特定空き家8月以降解体へ 市議会 最終本会議で関連費可決

▲ 補正予算案などを可決した最終本会議

 陸前高田市議会6月定例会は27日、最終本会議が開かれ、予算等特別委(中野貴徳委員長)に審査を付託した議案5件と、同日追加提案された発議3件を原案通り可決し、閉会した。本年度一般会計補正予算には市内1例目となる「特定空き家」の解体工事費が盛り込まれている。火事で全焼した高田町の民家1軒について8月以降、空家等対策特別措置法に基づく略式代執行により除却(解体)する。(高橋 信)


 この日可決されたのは、条例案4件と補正予算案1件、発議3件の計8件。一般会計補正予算は、歳入歳出に7億2512万円を追加し、総額をそれぞれ176億7512万円とした。
 主な歳出は▽物価高騰対策緊急支援給付金2億2183万円▽金成地区中央排水路改修工事費4600万円▽高田松原海水浴場通路舗装工事800万円▽地域力創造専門家派遣業務委託料560万円──など。
 特定空き家として除却の手続きを進めるのは、高田町鳴石にある木造2階建ての住家。
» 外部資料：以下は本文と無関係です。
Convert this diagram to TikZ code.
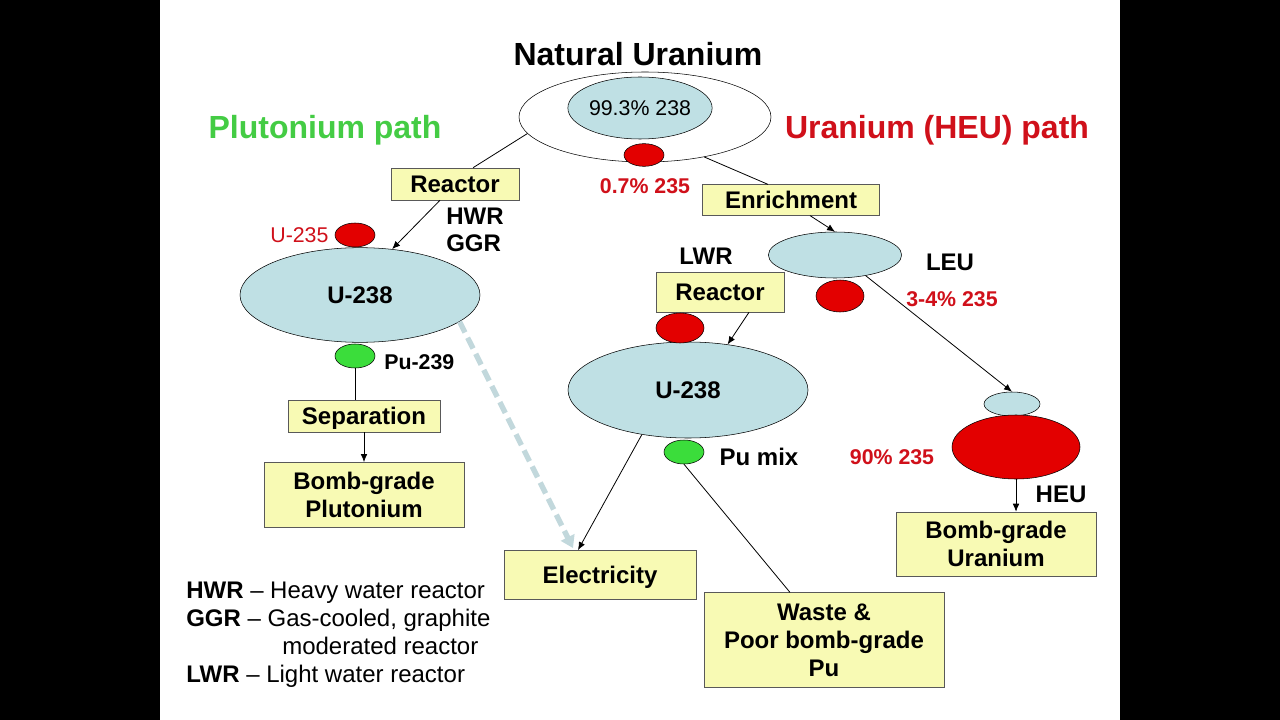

昨年12月の火事で全焼し、この家に住んでいた当時50代と60代の兄弟2人が亡くなった。
 民家は住宅街にあり、通学路にも面している。そのまま放置すれば保安上の危険や衛生上の有害となる可能性があるとして、今年に入り、近隣住民から市に対し、安全対策を求める要望があったという。
 市は現地調査などを経て、法定相続人が存在しないことを確認し、市空家等対策協議会から意見を聞いたうえ、特定空き家と判断。周囲への影響を勘案し、早期に対応する必要があることなどから、略式代執行による除却に踏み切る。空家等対策特別措置法に基づく除却は市内初めてで、解体工事費は752万円を見込んでいる。
 「地域力創造専門家派遣業務委託料」は、市内随一の集客力を誇る道の駅高田松原の販売力強化に向け、販売やマーケティングのノウハウを持つ外部専門家を招へいする経費として計上。道の駅の魅力と売り上げを向上させることで、市内全体の観光振興、地域経済活性化につなげようと、7月以降、専門家を交えた検討に乗り出す。
 「物価高騰対策緊急支援給付金」は、国の所得税を1人当たり年3万円、自治体の住民税を同1万円差し引く定額減税に関連する調整給付や、低所得世帯向けの給付金など。調整給付の対象は概算で4000人程度を想定している。
 発議は▽市議会会議規則の一部改正▽市議会委員会条例の一部改正▽市議会の個人情報保護に関する条例の一部改正——。
 会議規則は、全国市議会議長会標準市議会会議規則の改正に伴い、一部を改める。委員会条例は、オンラインによる会議を導入するため改正する。